Famed classical music scholar and radio educator Dr. Karl Haas has died at age 91. His programs were always informative and fun at the same time. He'll be missed.
[F]or Haas... the greatest joy was sharing his passion for classical music with the dentists, shopkeepers and other everyday folk who made up the audience for "Adventures in Good Music," the music and commentary program he started in Detroit in 1959 on radio station WJR. The program, which still airs daily in reruns on 110 stations in America and Australia, reached millions of listeners and cut across classical music stereotypes.Haas loved to tell the story of a recital and commentary he gave once in Ft. Wayne, Ind.

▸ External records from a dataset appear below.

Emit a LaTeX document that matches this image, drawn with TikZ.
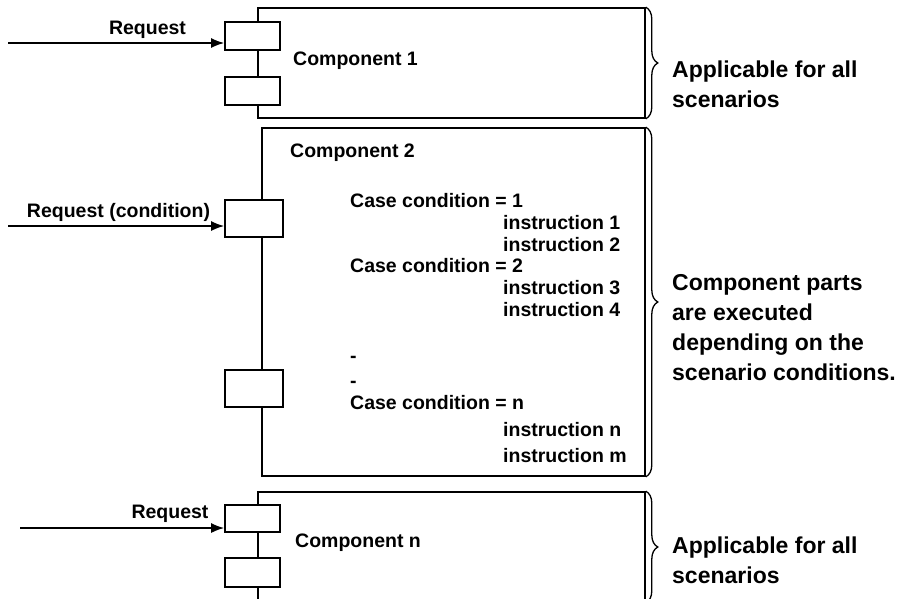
\documentclass[tikz,border=0pt]{standalone}
\usepackage{fontspec}
\setmainfont{Liberation Sans}
\usetikzlibrary{arrows.meta,decorations.pathreplacing}

\tikzset{
  comp/.style={draw,line width=1.6pt,rectangle,inner sep=0pt},
  port/.style={draw,fill=white,line width=1.6pt,rectangle,inner sep=0pt},
  txt/.style={font=\fontsize{19.5}{21.5}\selectfont\bfseries,inner sep=0pt,anchor=base west},
  note/.style={font=\fontsize{23}{30}\selectfont\bfseries,align=left,inner sep=0pt,anchor=north west},
  curly/.style={decorate,decoration={brace,amplitude=12pt},line width=1.3pt},
  req/.style={line width=1.6pt,-{Latex[length=13pt,width=10pt]}}
}

\begin{document}
\begin{tikzpicture}[x=1pt,y=-1pt]
\useasboundingbox (0,0) rectangle (899,598);
\clip (0,0) rectangle (899,598);

% component boxes
\node[comp,minimum width=387pt,minimum height=110pt] (a) at (451.5,63) {};
\node[comp,minimum width=383pt,minimum height=348pt] (c) at (453.5,302) {};
\node[comp,minimum width=387pt,minimum height=110pt] (n) at (451.5,547) {};

% ports
\node[port,minimum width=55pt,minimum height=28pt] (a1) at (252.5,36) {};
\node[port,minimum width=55pt,minimum height=28pt] (a2) at (252.5,91) {};
\node[port,minimum width=58pt,minimum height=37pt] (c1) at (254,218.5) {};
\node[port,minimum width=58pt,minimum height=37pt] (c2) at (254,388.5) {};
\node[port,minimum width=55pt,minimum height=27pt] (n1) at (252.5,518.5) {};
\node[port,minimum width=55pt,minimum height=29pt] (n2) at (252.5,572.5) {};

% requests
\coordinate (ra) at (8,43);
\coordinate (rc) at (8,226);
\coordinate (rn) at (20,528);
\node[txt,anchor=base] (qa) at (147.5,34) {Request};
\node[txt,anchor=base] (qc) at (118.5,217) {Request (condition)};
\node[txt,anchor=base] (qn) at (170,518) {Request};

% texts inside the boxes
\node[txt] (ta) at (293,65) {Component 1};
\node[txt] (tc) at (290,157) {Component 2};
\node[txt] (tn) at (295,547) {Component n};

\node[txt] (k1) at (350,207) {Case condition = 1};
\node[txt] (i1) at (503,229) {instruction 1};
\node[txt] (i2) at (503,251) {instruction 2};
\node[txt] (k2) at (350,272) {Case condition = 2};
\node[txt] (i3) at (503,294) {instruction 3};
\node[txt] (i4) at (503,316) {instruction 4};
\node[txt] (d1) at (350,362) {-};
\node[txt] (d2) at (350,387) {-};
\node[txt] (kn) at (350,409) {Case condition = n};
\node[txt] (in) at (503,436) {instruction n};
\node[txt] (im) at (503,462) {instruction m};

% notes
\node[note] (na) at (672,61) {Applicable for all\\scenarios};
\node[note] (nc) at (672,274) {Component parts\\are executed\\depending on the\\scenario conditions.};
\node[note] (nn) at (672,537) {Applicable for all\\scenarios};

\path
(ra) edge[req] (ra -| a1.west)
(rc) edge[req] (rc -| c1.west)
(rn) edge[req] (rn -| n1.west);

\draw[curly] (a.north east) -- (a.south east);
\draw[curly] (c.north east) -- (c.south east);
\draw[curly] (n.north east) -- (n.south east);
\end{tikzpicture}
\end{document}
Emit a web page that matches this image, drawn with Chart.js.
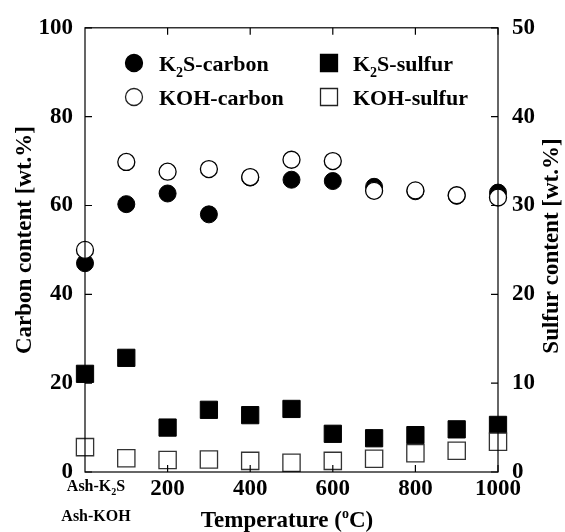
<!DOCTYPE html>
<html>
<head>
<meta charset="utf-8">
<script src="https://cdn.jsdelivr.net/npm/chart.js@4.4.1/dist/chart.umd.min.js"></script>
<style>
  html, body { margin: 0; padding: 0; background: #fff; }
  #wrap { width: 565px; height: 532px; }
</style>
</head>
<body>
<div id="wrap"><canvas id="chart" width="565" height="532"></canvas></div>
<script>
// temperature (0 = ash samples)
const temps = [0, 100, 200, 300, 400, 500, 600, 700, 800, 900, 1000];
// carbon content, left axis [wt.%]
const k2sCarbon = [47.0, 60.3, 62.7, 58.0, 66.3, 65.8, 65.5, 64.2, 63.2, 62.2, 62.9];
const kohCarbon = [50.0, 69.8, 67.6, 68.2, 66.4, 70.3, 70.0, 63.3, 63.4, 62.3, 61.8];
// sulfur content, right axis [wt.%]
const k2sSulfur = [11.05, 12.85, 5.0, 7.0, 6.4, 7.1, 4.3, 3.8, 4.15, 4.8, 5.3];
const kohSulfur = [2.8, 1.55, 1.35, 1.4, 1.25, 1.05, 1.25, 1.5, 2.1, 2.4, 3.4];

const xTicks = [200, 400, 600, 800, 1000];
const leftTicks = [0, 20, 40, 60, 80, 100];
const rightTicks = [0, 10, 20, 30, 40, 50];

const FONT = "'Liberation Serif', 'Times New Roman', serif";

function pts(ys) {
  return temps.map((t, i) => ({ x: t, y: ys[i] }));
}

// draw text pieces with sub/superscripts
function richText(ctx, x, y, parts, size, align) {
  let widths = parts.map(p => {
    ctx.font = 'bold ' + (p.sub || p.sup ? Math.round(size * 0.62) : size) + 'px ' + FONT;
    return ctx.measureText(p.t).width;
  });
  let total = widths.reduce((a, b) => a + b, 0);
  let cx = align === 'center' ? x - total / 2 : x;
  parts.forEach((p, i) => {
    ctx.font = 'bold ' + (p.sub || p.sup ? Math.round(size * 0.62) : size) + 'px ' + FONT;
    let dy = p.sub ? size * 0.28 : (p.sup ? -size * 0.38 : 0);
    ctx.textAlign = 'left';
    ctx.textBaseline = 'alphabetic';
    ctx.fillText(p.t, cx, y + dy);
    cx += widths[i];
  });
}

const extras = {
  id: 'extras',
  afterDraw(chart) {
    const ctx = chart.ctx;
    const a = chart.chartArea;
    const xs = chart.scales.x, yl = chart.scales.y, yr = chart.scales.y2;
    ctx.save();
    ctx.strokeStyle = '#000';
    ctx.fillStyle = '#000';
    ctx.lineWidth = 1.2;
    // frame
    ctx.strokeRect(a.left, a.top, a.right - a.left, a.bottom - a.top);
    // inward ticks
    const tl = 7;
    ctx.beginPath();
    xTicks.forEach(v => {
      const px = xs.getPixelForValue(v);
      ctx.moveTo(px, a.bottom); ctx.lineTo(px, a.bottom - tl);
      ctx.moveTo(px, a.top); ctx.lineTo(px, a.top + tl);
    });
    leftTicks.forEach(v => {
      const py = yl.getPixelForValue(v);
      ctx.moveTo(a.left, py); ctx.lineTo(a.left + tl, py);
    });
    rightTicks.forEach(v => {
      const py = yr.getPixelForValue(v);
      ctx.moveTo(a.right, py); ctx.lineTo(a.right - tl, py);
    });
    ctx.stroke();

    // ash labels under x = 0
    const x0 = xs.getPixelForValue(0) + 11;
    richText(ctx, x0, 491, [{ t: 'Ash-K' }, { t: '2', sub: true }, { t: 'S' }], 16, 'center');
    richText(ctx, x0, 521, [{ t: 'Ash-KOH' }], 16, 'center');

    // x title
    richText(ctx, 287, 527, [{ t: 'Temperature (' }, { t: 'o', sup: true }, { t: 'C)' }], 23, 'center');

    // y titles
    ctx.save();
    ctx.translate(31, 240);
    ctx.rotate(-Math.PI / 2);
    richText(ctx, 0, 0, [{ t: 'Carbon content [wt.%]' }], 23, 'center');
    ctx.restore();
    ctx.save();
    ctx.translate(558, 246);
    ctx.rotate(-Math.PI / 2);
    richText(ctx, 0, 0, [{ t: 'Sulfur content [wt.%]' }], 23, 'center');
    ctx.restore();

    // legend
    const items = [
      { mx: 134, my: 63, shape: 'circle', fill: true, label: [{ t: 'K' }, { t: '2', sub: true }, { t: 'S-carbon' }], tx: 159, ty: 71 },
      { mx: 134, my: 97, shape: 'circle', fill: false, label: [{ t: 'KOH-carbon' }], tx: 159, ty: 105 },
      { mx: 329, my: 63, shape: 'rect', fill: true, label: [{ t: 'K' }, { t: '2', sub: true }, { t: 'S-sulfur' }], tx: 353, ty: 71 },
      { mx: 329, my: 97, shape: 'rect', fill: false, label: [{ t: 'KOH-sulfur' }], tx: 353, ty: 105 }
    ];
    items.forEach(it => {
      ctx.beginPath();
      if (it.shape === 'circle') ctx.arc(it.mx, it.my, 8.5, 0, Math.PI * 2);
      else ctx.rect(it.mx - 8.5, it.my - 8.5, 17, 17);
      ctx.fillStyle = it.fill ? '#000' : '#fff';
      ctx.fill();
      ctx.lineWidth = 1.3;
      ctx.strokeStyle = it.fill ? '#000' : '#222';
      ctx.stroke();
      ctx.fillStyle = '#000';
      richText(ctx, it.tx, it.ty, it.label, 22, 'left');
    });
    ctx.restore();
  }
};

new Chart(document.getElementById('chart'), {
  type: 'scatter',
  data: {
    datasets: [
      { label: 'KOH-carbon', data: pts(kohCarbon), yAxisID: 'y', order: 0,
        pointStyle: 'circle', pointRadius: 8.5, pointBackgroundColor: '#fff',
        pointBorderColor: '#000', pointBorderWidth: 1.3, clip: false },
      { label: 'KOH-sulfur', data: pts(kohSulfur), yAxisID: 'y2', order: 1,
        pointStyle: 'rect', pointRadius: 12.2, pointBackgroundColor: '#fff',
        pointBorderColor: '#333', pointBorderWidth: 1.3, clip: false },
      { label: 'K2S-carbon', data: pts(k2sCarbon), yAxisID: 'y', order: 2,
        pointStyle: 'circle', pointRadius: 8.5, pointBackgroundColor: '#000',
        pointBorderColor: '#000', pointBorderWidth: 1, clip: false },
      { label: 'K2S-sulfur', data: pts(k2sSulfur), yAxisID: 'y2', order: 3,
        pointStyle: 'rect', pointRadius: 12.2, pointBackgroundColor: '#000',
        pointBorderColor: '#000', pointBorderWidth: 1, clip: false }
    ]
  },
  options: {
    responsive: false,
    animation: false,
    layout: { padding: { top: 26, left: 0, right: 0, bottom: 0 } },
    plugins: { legend: { display: false }, tooltip: { enabled: false } },
    scales: {
      x: {
        type: 'linear', min: 0, max: 1000,
        afterFit: s => { s.height = 60; },
        afterBuildTicks: s => { s.ticks = xTicks.map(v => ({ value: v })); },
        grid: { display: false, drawTicks: false },
        border: { display: false },
        ticks: { color: '#000', padding: 3, maxRotation: 0, callback: v => String(v),
          font: { family: FONT, size: 23, weight: 'bold' } }
      },
      y: {
        position: 'left', min: 0, max: 100,
        afterFit: s => { s.width = 85; },
        afterBuildTicks: s => { s.ticks = leftTicks.map(v => ({ value: v })); },
        grid: { display: false, drawTicks: false },
        border: { display: false },
        ticks: { color: '#000', padding: 12, callback: v => String(v),
          font: { family: FONT, size: 23, weight: 'bold' } }
      },
      y2: {
        position: 'right', min: 0, max: 50,
        afterFit: s => { s.width = 67; },
        afterBuildTicks: s => { s.ticks = rightTicks.map(v => ({ value: v })); },
        grid: { display: false, drawTicks: false },
        border: { display: false },
        ticks: { color: '#000', padding: 14, callback: v => String(v),
          font: { family: FONT, size: 23, weight: 'bold' } }
      }
    }
  },
  plugins: [extras]
});
</script>
</body>
</html>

"One of the members of the audience who came up to greet me after the program was a tall man with a windblown face -- obviously a man of the soil," Haas wrote in a Public Radio newsletter. "As I shook hands with him, he said, 'Dr. Haas, I listen to your program every day on my tractor while I'm plowing fields. I don't always understand what you're talking about, but I sure do like the way you say it. And the music ain't bad either.'
"I've always treasured that meeting because it proved that if audiences weren't quite getting what I had to say, they weren't running away either. I was getting through with the music."
Haas' program cut an idiosyncratic path through the forest of music appreciation, seducing listeners through his humanistic exploration of music and ideas, his irrepressible enthusiasm and gentle humor. His melodious German accent -- he was born in the city of Speyer and settled in Detroit in 1936 after fleeing the Nazis -- carried Old World authority. But he cut against professorial stuffiness by adopting a casual manner: chatty, anecdotal and off-the-cuff.
Haas won prestigious awards, among them two Peabody Awards for broadcasting excellence, and was elected to the Radio Hall of Fame. But it was the responses from listeners that most warmed his heart. In 1987 he told the Chicago Tribune that the most moving letter he ever received was from a soldier in Vietnam responding to a mystery composer quiz.
The letter arrived in an envelope so filthy that Haas had no idea how the post office deciphered the address. The soldier wrote, "There's a hell of a mystery as to why I would be in this filthy foxhole here in Vietnam, but there's no mystery to your composer today. I got it right away."
Haas marveled at the power of music and the resiliency of the human spirit: "That letter," he said, "really shook me up."